Carl Koch, Kobe Steel Distinguished Professor in the Department of Materials Science and Engineering, has been elected to the National Academy of Engineering. Koch is one of 69 new members and 11 foreign associates joining the academy this year. He is the 11th current NC State faculty member to be elected to NAE, a private, independent nonprofit organization that provides engineering leadership in service to the nation. Election is considered one of the top professional distinctions in the field of engineering.
The new class of members, announced by the academy today, means NAE now has 2,250 members and 211 foreign associates. Academy membership is extended to those who have made outstanding contributions to engineering research, practice or education, including significant contributions to literature in the field.
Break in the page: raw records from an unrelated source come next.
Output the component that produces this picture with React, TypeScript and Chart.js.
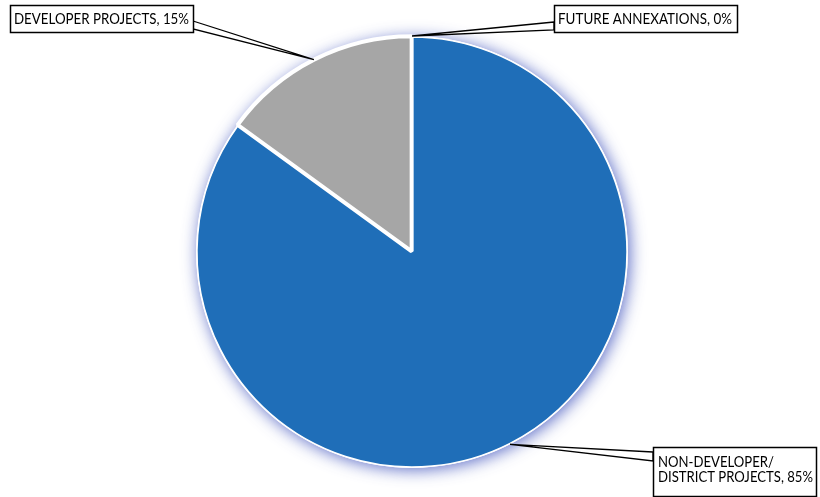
import React, { useEffect, useRef } from "react";
import { Chart, registerables } from "chart.js";
Chart.register(...registerables);

const categories = ["NON-DEVELOPER/\nDISTRICT PROJECTS", "DEVELOPER PROJECTS", "FUTURE ANNEXATIONS"];
const shares = [85, 15, 0];
const sliceColors = ["#1f6eb8", "#a6a6a6", "#5b9bd5"];
const sliceBorders = [1.5, 4, 0];
const sliceOffsets = [0, 3, 0];

// callout layout (box, text, attach points on box edge)
const callouts = [
  { box: [653, 447, 163, 49], tx: 658, base: [467, 482], targetW: 155, attach: [[653, 452], [653, 461]] },
  { box: [10, 5, 183, 27], tx: 14, base: [24], targetW: 175, attach: [[193, 21], [193, 29]] },
  { box: [554, 5, 183, 27], tx: 558, base: [24], targetW: 174, attach: [[554, 22], [554, 30]] },
];

const FONT = "Lato, 'Open Sans', sans-serif";

const glowPlugin = {
  id: "glow",
  beforeDatasetsDraw(chart: any) {
    const arc = chart.getDatasetMeta(0).data[0];
    if (!arc) return;
    const ctx = chart.ctx;
    ctx.save();
    ctx.shadowColor = "rgba(55,75,185,0.8)";
    ctx.shadowBlur = 16;
    ctx.shadowOffsetX = 2;
    ctx.shadowOffsetY = 2;
    ctx.beginPath();
    ctx.arc(arc.x, arc.y, arc.outerRadius + 1, 0, Math.PI * 2);
    ctx.fillStyle = "#ffffff";
    ctx.fill();
    ctx.restore();
  },
};

const calloutPlugin = {
  id: "callouts",
  afterDatasetsDraw(chart: any) {
    const ctx = chart.ctx;
    const meta = chart.getDatasetMeta(0);
    meta.data.forEach((arc: any, i: number) => {
      const c = callouts[i];
      if (!c) return;
      const mid = (arc.startAngle + arc.endAngle) / 2;
      const r = arc.outerRadius + 1;
      const tipX = arc.x + Math.cos(mid) * r;
      const tipY = arc.y + Math.sin(mid) * r;
      ctx.save();
      // wedge
      ctx.beginPath();
      ctx.moveTo(c.attach[0][0], c.attach[0][1]);
      ctx.lineTo(tipX, tipY);
      ctx.lineTo(c.attach[1][0], c.attach[1][1]);
      ctx.closePath();
      ctx.fillStyle = "#ffffff";
      ctx.fill();
      ctx.strokeStyle = "#000000";
      ctx.lineWidth = 1.3;
      ctx.stroke();
      // box
      const [bx, by, bw, bh] = c.box;
      ctx.fillStyle = "#ffffff";
      ctx.fillRect(bx, by, bw, bh);
      ctx.lineWidth = 1.5;
      ctx.strokeRect(bx + 0.5, by + 0.5, bw, bh);
      // text
      const lines = (categories[i] + ", " + shares[i] + "%").split("\n");
      ctx.font = `15px ${FONT}`;
      const widest = Math.max(...lines.map((l) => ctx.measureText(l).width));
      const sx = c.targetW / widest;
      ctx.fillStyle = "#000000";
      ctx.textBaseline = "alphabetic";
      ctx.textAlign = "left";
      lines.forEach((l, k) => {
        ctx.save();
        ctx.translate(c.tx, c.base[k]);
        ctx.scale(sx, 1);
        ctx.fillText(l, 0, 0);
        ctx.restore();
      });
      ctx.restore();
    });
  },
};

export default function App() {
  const ref = useRef<HTMLCanvasElement>(null);
  useEffect(() => {
    document.body.style.margin = "0";
    const chart = new Chart(ref.current!, {
      type: "pie",
      data: {
        labels: categories.map((c) => c.replace("\n", " ")),
        datasets: [
          {
            data: shares,
            backgroundColor: sliceColors,
            borderColor: "#ffffff",
            borderWidth: sliceBorders,
            offset: sliceOffsets,
          },
        ],
      },
      options: {
        responsive: false,
        animation: false,
        radius: 215,
        layout: { padding: { left: 4, right: 0, top: 7, bottom: 0 } },
        plugins: { legend: { display: false }, tooltip: { enabled: false } },
      } as any,
      plugins: [glowPlugin, calloutPlugin],
    });
    return () => chart.destroy();
  }, []);
  return (
    <div style={{ position: "absolute", left: 0, top: 0, width: 820, height: 497, background: "#fff" }}>
      <canvas ref={ref} width={820} height={497} style={{ display: "block" }} />
    </div>
  );
}
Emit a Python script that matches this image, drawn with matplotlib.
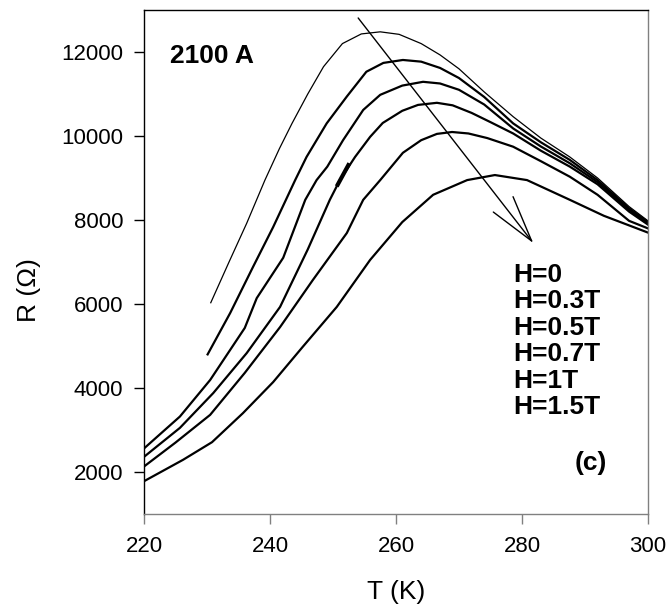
import matplotlib
matplotlib.use('Agg')
import matplotlib.pyplot as plt

plt.rcParams['font.family'] = ['Liberation Sans', 'DejaVu Sans']

# R(T) curves for 2100 A film at different fields
fields = ['H=0', 'H=0.3T', 'H=0.5T', 'H=0.7T', 'H=1T', 'H=1.5T']

T_h0 = [230.6, 233.5, 236.3, 239.2, 241.5, 243.5, 246, 248.5, 251.5, 254.5, 257.5, 260.5,
        264, 267, 270, 274, 278.6, 283, 287.6, 292, 297, 300]
R_h0 = [6030, 7000, 7920, 8950, 9700, 10300, 11000, 11650, 12200, 12430, 12480, 12420,
        12200, 11930, 11600, 11050, 10460, 9950, 9500, 9000, 8320, 7980]

T_h03 = [230.1, 233.7, 237.3, 240.5, 244, 245.8, 249, 252.2, 255.3, 258, 261.1, 264,
         267, 270, 274, 278.6, 283, 287.6, 292, 297, 300]
R_h03 = [4800, 5790, 6880, 7830, 8950, 9500, 10300, 10940, 11530, 11740, 11810, 11770,
         11620, 11380, 10930, 10300, 9850, 9430, 8950, 8280, 7950]

T_h05 = [220, 225.7, 230.5, 236, 237.9, 242.1, 245.6, 247.4, 249.1, 251.6, 254.8, 257.5,
         261, 264.3, 267, 270, 274, 278.6, 283, 287.6, 292, 297, 300]
R_h05 = [2560, 3320, 4190, 5430, 6140, 7100, 8480, 8950, 9270, 9900, 10620, 10980,
         11200, 11290, 11250, 11100, 10750, 10180, 9750, 9350, 8900, 8240, 7920]

T_h07 = [220, 225.7, 231, 236.3, 241.6, 246, 249.5, 251.1, 253.5, 255.9, 257.9, 261,
         263.5, 266.5, 269, 272, 275, 278.6, 283, 287.6, 292, 297, 300]
R_h07 = [2360, 3050, 3880, 4830, 5930, 7300, 8480, 8950, 9500, 9980, 10310, 10600,
         10740, 10790, 10730, 10550, 10330, 10060, 9650, 9270, 8850, 8200, 7890]
# short overlapping piece drawn heavier in the original
T_h07_dash = [250.6, 252.6]
R_h07_dash = [8800, 9350]

T_h1 = [220, 225, 230.5, 236, 241.6, 246.8, 252.2, 254.8, 257.5, 261.1, 264, 266.5,
        268.9, 271.5, 274.5, 278.6, 283, 287.6, 292, 297, 300]
R_h1 = [2130, 2700, 3360, 4360, 5450, 6570, 7690, 8480, 8950, 9600, 9900, 10050,
        10095, 10060, 9950, 9745, 9400, 9030, 8600, 7980, 7800]

T_h15 = [220, 226.2, 230.8, 235.7, 240.5, 245.2, 250.6, 255.9, 261, 265.9, 271.3, 275.7,
         280.8, 287.6, 293, 300]
R_h15 = [1780, 2290, 2710, 3400, 4140, 4980, 5930, 7050, 7950, 8600, 8950, 9070,
         8950, 8480, 8100, 7700]

curves = [(T_h0, R_h0, 0.9), (T_h03, R_h03, 1.6), (T_h05, R_h05, 1.6),
          (T_h07, R_h07, 1.6), (T_h1, R_h1, 1.6), (T_h15, R_h15, 1.6)]

xticks = [220, 240, 260, 280, 300]
yticks = [2000, 4000, 6000, 8000, 10000, 12000]

fig = plt.figure(figsize=(6.7, 6.09), dpi=100)
ax = fig.add_axes([0.2149, 0.156, 0.7522, 0.8276])

for T, R, lw in curves:
    ax.plot(T, R, color='black', lw=lw, solid_joinstyle='round')
ax.plot(T_h07_dash, R_h07_dash, color='black', lw=3.0, solid_capstyle='butt')

# field direction arrow
ax.annotate('', xy=(281.8, 7450), xytext=(254.0, 12810),
            arrowprops=dict(arrowstyle='->,head_length=1.67,head_width=0.45',
                            color='black', lw=1.0, mutation_scale=20,
                            shrinkA=0, shrinkB=0))

ax.set_xlim(220, 300)
ax.set_ylim(1000, 13000)
ax.set_xticks(xticks)
ax.set_yticks(yticks)
ax.tick_params(axis='both', direction='out', length=7, width=1.0, labelsize=16)
ax.tick_params(axis='y', pad=8, color='black')
ax.tick_params(axis='x', pad=9, color='#808080')

ax.spines['left'].set_color('black')
ax.spines['top'].set_color('black')
ax.spines['bottom'].set_color('#808080')
ax.spines['right'].set_color('#808080')
for s in ax.spines.values():
    s.set_linewidth(1.0)

ax.set_xlabel('T (K)', fontsize=19)
ax.set_ylabel('R (\u03a9)', fontsize=19)
ax.xaxis.set_label_coords(0.5, -0.131)
ax.yaxis.set_label_coords(-0.205, 0.445)

ax.text(0.0516, 0.895, '2100 A', transform=ax.transAxes, fontsize=19,
        fontweight='bold', va='baseline', ha='left')
for i, lab in enumerate(fields):
    ax.text(0.732, 0.461 - i * 0.0526, lab, transform=ax.transAxes, fontsize=19,
            fontweight='bold', va='baseline', ha='left')
ax.text(0.855, 0.087, '(c)', transform=ax.transAxes, fontsize=19,
        fontweight='bold', va='baseline', ha='left')

fig.savefig('out.png', dpi=100)
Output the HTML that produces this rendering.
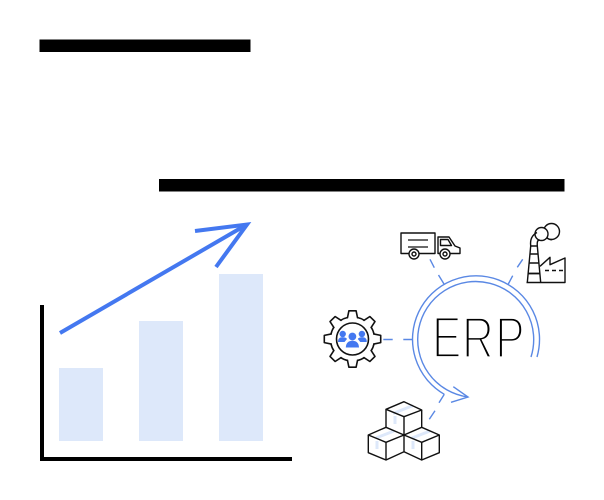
<!DOCTYPE html>
<html>
<head>
<meta charset="utf-8">
<style>
html,body{margin:0;padding:0;background:#fff;width:604px;height:500px;overflow:hidden}
svg{display:block}
</style>
</head>
<body>
<svg width="604" height="500" viewBox="0 0 604 500" xmlns="http://www.w3.org/2000/svg">
<rect width="604" height="500" fill="#fff"/>
<rect x="39.5" y="39.5" width="211" height="12.5" fill="#000"/>
<rect x="159" y="179" width="405.5" height="12.5" fill="#000"/>

<rect x="59" y="368" width="44" height="73" fill="#dde8fa"/>
<rect x="139" y="321" width="44" height="120" fill="#dde8fa"/>
<rect x="219" y="274" width="44" height="167" fill="#dde8fa"/>
<rect x="40" y="305" width="4" height="156" fill="#000"/>
<rect x="40" y="457" width="252" height="4" fill="#000"/>
<g fill="none" stroke="#4478f0" stroke-width="4">
<path d="M60 333 L246 225"/>
<path d="M195 231 L247 224.5 L216 267"/>
</g>

<text transform="scale(.76 1)" x="568.4 607.9 651.7" y="357.3" font-family="'Liberation Sans',sans-serif" font-size="58" fill="#000" stroke="#fff" stroke-width="2.8">ERP</text>

<g fill="none" stroke="#5a88e4" stroke-width="1.4">
<path d="M537 357 A63.5 63.5 0 1 0 444.3 394.3"/>
<path d="M531 357 A58 58 0 1 0 468 397"/>
<path d="M453.3 386.7 L468 397 L451 402.3"/>
<path d="M430 259.3 L434.3 267.7 M438.5 275 L444 284"/>
<path d="M517.3 267.3 L522.7 259.3 M508.3 284 L512.7 275.7"/>
<path d="M383.3 339.5 H392.7 M403.3 339.5 H412.7"/>
<path d="M429.3 419.3 L435 410.7 M439 402.7 L444.3 394.3"/>
</g>

<!-- truck -->
<g fill="none" stroke="#111" stroke-width="1.4" stroke-linejoin="round">
<rect x="401" y="233" width="34" height="20.5" fill="#fff"/>
<path d="M408 240 H428 M408 247 H428" stroke-width="1.3"/>
<path d="M438 253.5 V237 H449 L455 246 L460 248 V253.5 Z" fill="#fff"/>
<path d="M440.5 239.5 H448 L451.5 245.5 H440.5 Z"/>
<circle cx="414" cy="254" r="5" fill="#fff"/>
<circle cx="414" cy="254" r="2"/>
<circle cx="445" cy="254" r="5" fill="#fff"/>
<circle cx="445" cy="254" r="2"/>
</g>

<!-- factory -->
<g fill="none" stroke="#111" stroke-width="1.4" stroke-linejoin="round">
<circle cx="551.5" cy="231.5" r="8" fill="#fff"/>
<circle cx="541.5" cy="234" r="6.5" fill="#fff"/>
<path d="M547 237.5 A5 5 0 0 0 552 239.5" />
<path d="M530.7 246 C530 240 532 235 537 232.5 M537.3 246 C537 242 537.5 240 539.5 240"/>
<path d="M527.3 282.5 L530.7 246 H537.3 L540.7 282.5"/>
<path d="M530 254 H538 M529.5 263 H539"/>
<path d="M528.5 273.5 H540" stroke-width="1.8"/>
<path d="M526.5 282.5 H565 V258 L550 264.7 V257.3 L540 266.3"/>
<path d="M545 270.5 H549 M552 270.5 H556 M559 270.5 H563"/>
</g>

<!-- gear -->
<g transform="translate(352.5 339)" stroke="#111" stroke-width="1.6" stroke-linejoin="round">
<circle r="22" fill="#fff"/>
<g fill="#fff">
<path d="M-5.2 -20.5 L-3.6 -28.2 H3.6 L5.2 -20.5"/>
<path transform="rotate(45)" d="M-5.2 -20.5 L-3.6 -28.2 H3.6 L5.2 -20.5"/>
<path transform="rotate(90)" d="M-5.2 -20.5 L-3.6 -28.2 H3.6 L5.2 -20.5"/>
<path transform="rotate(135)" d="M-5.2 -20.5 L-3.6 -28.2 H3.6 L5.2 -20.5"/>
<path transform="rotate(180)" d="M-5.2 -20.5 L-3.6 -28.2 H3.6 L5.2 -20.5"/>
<path transform="rotate(225)" d="M-5.2 -20.5 L-3.6 -28.2 H3.6 L5.2 -20.5"/>
<path transform="rotate(270)" d="M-5.2 -20.5 L-3.6 -28.2 H3.6 L5.2 -20.5"/>
<path transform="rotate(315)" d="M-5.2 -20.5 L-3.6 -28.2 H3.6 L5.2 -20.5"/>
</g>
<circle r="21.1" fill="#fff" stroke="none"/>
<circle r="16" fill="none"/>
</g>
<g fill="#4478f0">
<circle cx="342.7" cy="334" r="3.2"/>
<circle cx="361.9" cy="334" r="3.2"/>
<path d="M338 342 C338 338 340 337.3 343 337.3 C345 337.3 346.5 338 347 339 L344.5 342 Z"/>
<path d="M366.8 342 C366.8 338 364.8 337.3 361.8 337.3 C359.8 337.3 358.3 338 357.8 339 L360.3 342 Z"/>
<circle cx="352.4" cy="336.5" r="3.9"/>
<path d="M345.8 347.5 C346 342.5 349 340.8 352.4 340.8 C355.8 340.8 358.8 342.5 359 347.5 Z"/>
</g>

<!-- boxes -->
<g fill="none" stroke="#dde8fa" stroke-width="3">
<path d="M393 413.5 L413 405.5 M395 416 V424"/>
<path d="M376 438 L394 431 M377 441 V449"/>
<path d="M412 438 L430 431 M413 441 V449"/>
</g>
<g fill="none" stroke="#111" stroke-width="1.4" stroke-linejoin="round">
<path d="M386 409.3 L404 401.7 L421.7 410 L404 416.7 Z"/>
<path d="M386 409.3 V427.3 M421.7 410 V427.3 M404 416.7 V435"/>
<path d="M368.3 435 L386 427.3 L404 435 L386 442.3 Z"/>
<path d="M368.3 435 V452.7 L386 460 L404 451.7 V435 M386 442.3 V460"/>
<path d="M404 435 L421.7 427.3 L439.3 435 L421.7 442.3 Z"/>
<path d="M404 451.7 L421.7 460 L439.3 452.7 V435 M421.7 442.3 V460"/>
</g>
</svg>
</body>
</html>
Koch, whose engineering career spans more than 50 years, is well-known for his achievements in research on amorphous and nanostructured materials. In 1983, he became the first researcher to create an amorphous metallic structure — which differs from a normal metal because of its disordered atomic makeup — from two separate elements through a process known as mechanical alloying.
His recent research has turned to creating nanocrystalline materials that have special mechanical and magnetic properties. In 2008, his research group produced an iron composed of tiny crystals that is far stronger than traditional iron. The new substance has a wide variety of potential applications, such as engine components that are exposed to high stress and temperatures.
Koch is a fellow of numerous professional societies, including the Minerals, Metals and Materials Society, which limits membership to 100 living fellows. At NC State he has been recognized with the Alexander Quarles Holladay Medal for Excellence, the university’s top faculty honor; the NC State Alumni Association Outstanding Research Award and the R.J. Reynolds Award for Excellence in Teaching, Research and Extension.
Koch received his bachelor’s, master’s, and doctoral degrees in metallurgy from the Case Institute of Technology (now Case Western Reserve University) in 1959, 1961, and 1964, respectively. He was a research group leader with the Metals and Ceramics Division of Oak Ridge National Laboratory before joining the NC State faculty in 1983.